The universities select committee has observed that a first-class degree from a low-ranking university is not as good as a first from a good university. Amazing, but true.

Occasionally one gets a glimpse of the standards prevailing in the lower segments of further education – not just among the students, but among their teaching staff, too. For complicated reasons, I am obliged periodically to apply for unnecessary grants of public money in order to write the novel that a commercial organisation is already happy to pay me for.

This summer, I was required to apply to the AHRC, or the Humanities Research Council. Back came a report on the proposal by a "referee"; an anonymous figure from some wretched institution, presuming to be regarded as my "peer". From beginning to end of the report, this person called me "Henshaw". There is someone employed in English literature teaching contemporary literature in a university, who is quite unable to copy down an author's name correctly before writing about him. If I see a paper from a first-year undergraduate who misspells an author's name, it is returned unmarked, rather than offer them a job teaching the subject. It would really do very little harm to national intellectual life if the 40 worst universities in the country were closed down overnight.

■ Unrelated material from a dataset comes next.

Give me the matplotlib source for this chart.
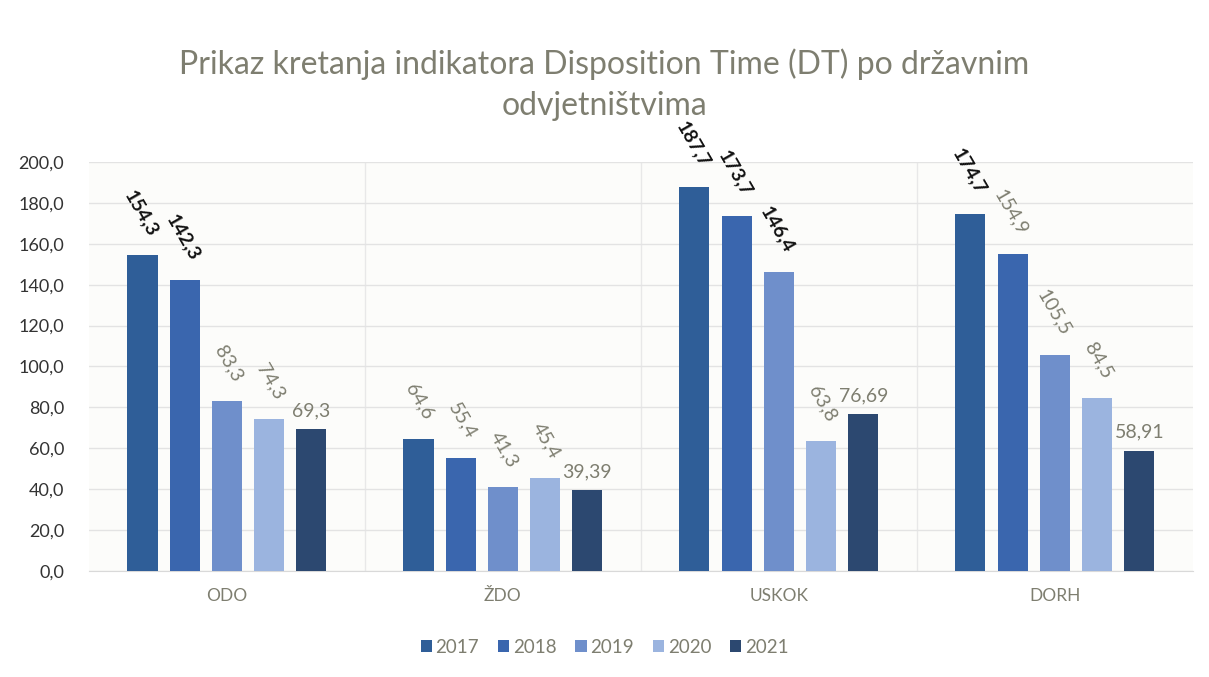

The one I feel sorry for is Sophia

The actor Jude Law had a brief liaison, and now is to become a father for the fourth time. For some inexplicable reason, the fact of fatherhood emerged before the identity of the mother came out – the order of events is quite surprisingly hard to reconstruct, and the origin of the story lost in the mists of the celebrity archives.

Anyway, the mother is Samantha Burke, an American actress, and her foetus is called Sophia. I know it's customary to christen children after they are born, but Miss Burke is evidently a woman in a hurry.

Miss Burke's mother, Lea, went to the press to complain that Mr Law had not been in touch since he learnt of his fatherhood through the delightfully romantic medium of a lawyer's letter. (She didn't seem to consider whether one of the reasons he might not have been in touch was that she was in the habit of speaking to newspapers about these kind of reports.)

Later, a lawyer-dictated statement emerged, stating the Burkes "can affirm that Jude has been responsible and supportive". As for Mr Law, he "is still taking it in", which, in the circumstances, I suggest we can take as "requiring a paternity test". There's only one decent observation to be made about all of this: poor Sophia. And have heterosexual men never heard of condoms?